DOES PEPSI STOCK HAVE MORE FIZZ?
The weather's hot, and the cola wars are in full swing. Coca-Cola is charging after consumers with its Incredible Summer promotion, while PepsiCo is counting on its Pepsi Stuff giveaways to help it win fans. But far from the beaches and ball fields, the two beverage giants are waging a different kind of battle--for a bigger share of investors' money. In these cola wars, investors must decide whether Coke, Pepsi, or maybe a combination of the two will add fizz to their portfolios.
A SODA PLAY. For years, whenever investors wanted to dip into beverage stocks, Coke was the first company that came to mind. The Atlanta-based soft drink giant's per-share profits have grown about 18% annually over the past five years, and analysts predict it can deliver similar returns over the next five. Investors think such assured growth is worth more than 40 times earnings. Meanwhile, many investors have viewed Pepsi with disdain, trading its shares for a fraction of Coke's multiple (table). While it's a leader in salty-snack food with its Frito-Lay brands, it has remained No.2 in beverages and a dog in the restaurant business.
Eventually, that message got through to management. On Jan. 23, PepsiCo announced it would become more of a true soft-drink play by spinning off its Taco Bell, Pizza Hut, and KFC restaurants into a separate company. The stock jumped 3 1/2, to 35 1/2, on the news. ''A year ago, it was clear Pepsi was having problems and Coke was the one you had to be with. Now we're taking a second look at Pepsi,'' says John Wilson, portfolio manager at State Street Research Investment Trust, which owns 4.7 million Coke shares.
A post-spin-off Pepsi may be worth the extra glance. The move allows management to focus attention and capital on a beverage business that has had, over the past five years, operating margins of about 12.6% and pretax profit growth of 9%. In the U.S., Pepsi holds about a 31% market share, vs. Coke's 43%. Its Mountain Dew brand has enjoyed success, with supermarket volume growing 10% last year. But analysts caution that while the spin-off levels the playing field, Coke and Pepsi operate their beverage businesses quite differently. Unlike Coke, which mainly sells concentrate to independent bottlers, Pepsi owns its bottling and concentrate operations. Analysts say this makes Pepsi more vulnerable to price wars that put pressure on its bottling margins. So when Pepsi announced it would form a separate management unit for its domestic bottling operations, Wall Streeters grew optimistic, figuring the next step is a spin-off.
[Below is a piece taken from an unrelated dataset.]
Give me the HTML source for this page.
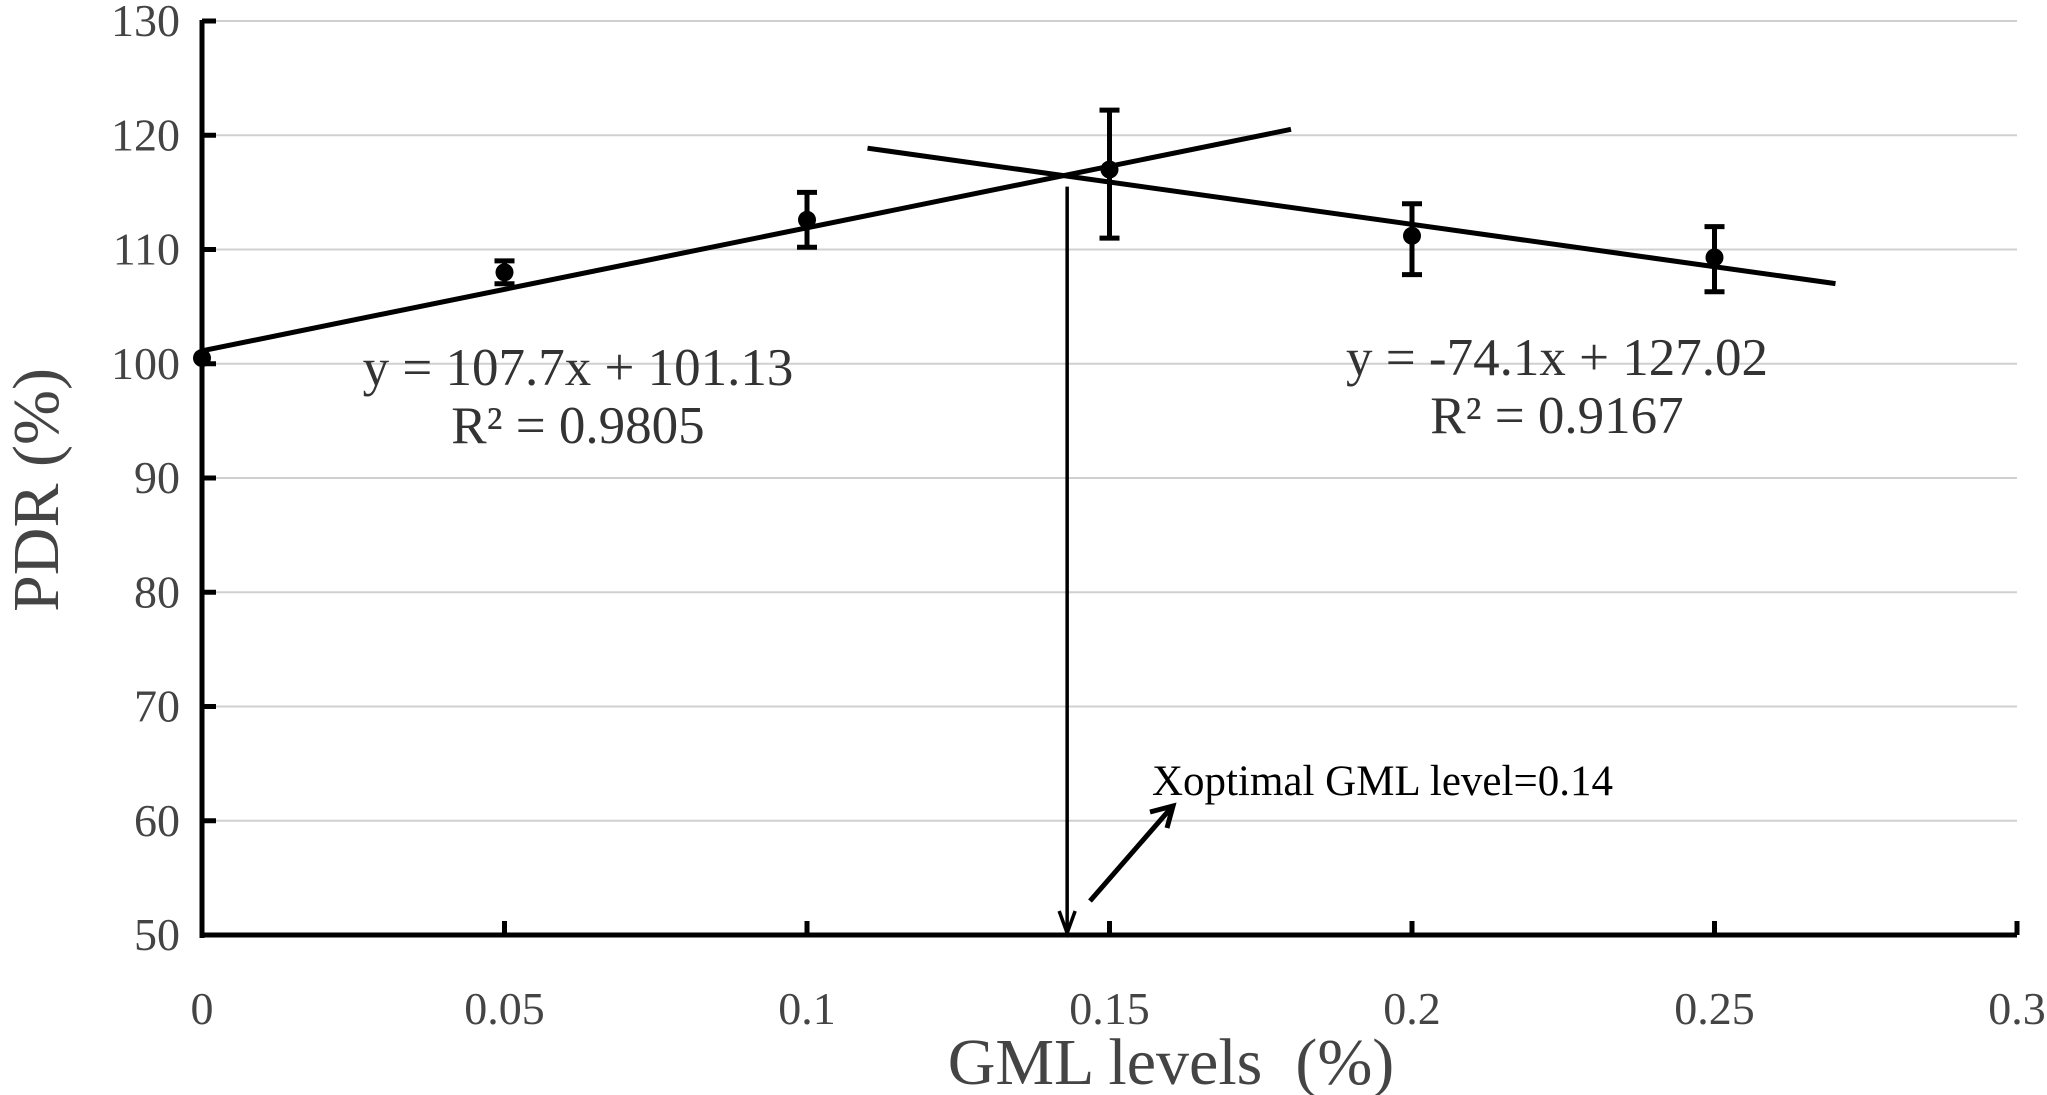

Pepsi says it has no plans to cut loose its bottlers.
But Pepsi still has to face the challenge of its international beverage business. While Coke generates about 70% of its sales abroad, Pepsi's international sales make up only 20% of revenues. And Coke competes fiercely overseas. Last August, Coke successfully wooed Pepsi's Venezuelan bottler, leaving Pepsi with no distribution in a market it had dominated for years. Rather than meet Coke head-on abroad, Pepsi is building aggressively only in emerging markets such as China and India, where Coke's ubiquitous brand name is not as entrenched. ''They're taking a more guarded approach, and that's smart,'' explains K. Timothy Swanson, an analyst for A.G. Edwards.
SNACKS. Pepsi investors also get snacks to go with their beverages. The company's Frito-Lay unit, which holds more than 50% of the U.S. snack market, will make up more than half of Pepsi's profits after the restaurant spin-off is concluded by yearend. While the domestic salty snack category has averaged 2.4% volume growth over the past five years, Frito-Lay has managed to expand its volume an average of 9%. A strong distribution system, low manufacturing costs, and successful new products such as Baked Lays potato chips have also cemented its leadership position. Analyst William Pecoriello of Sanford C. Bernstein says Frito-Lay's profits should grow by 12% over the next two years if the planned introduction next May of fat-free potato and tortilla chips runs smoothly.
Despite the good news, Pepsi still has a long way to go to catch up with mighty Coke. But if the stock market declines, investors may not care to pay such a rich premium for Coke's growth. ''Coke is a mindless stock, but beware of mindless. At some point, it has to moderate,'' says John Neff of Wellington Management. To Pepsi's fans, being No.2 means it has room to expand--and a more affordable price.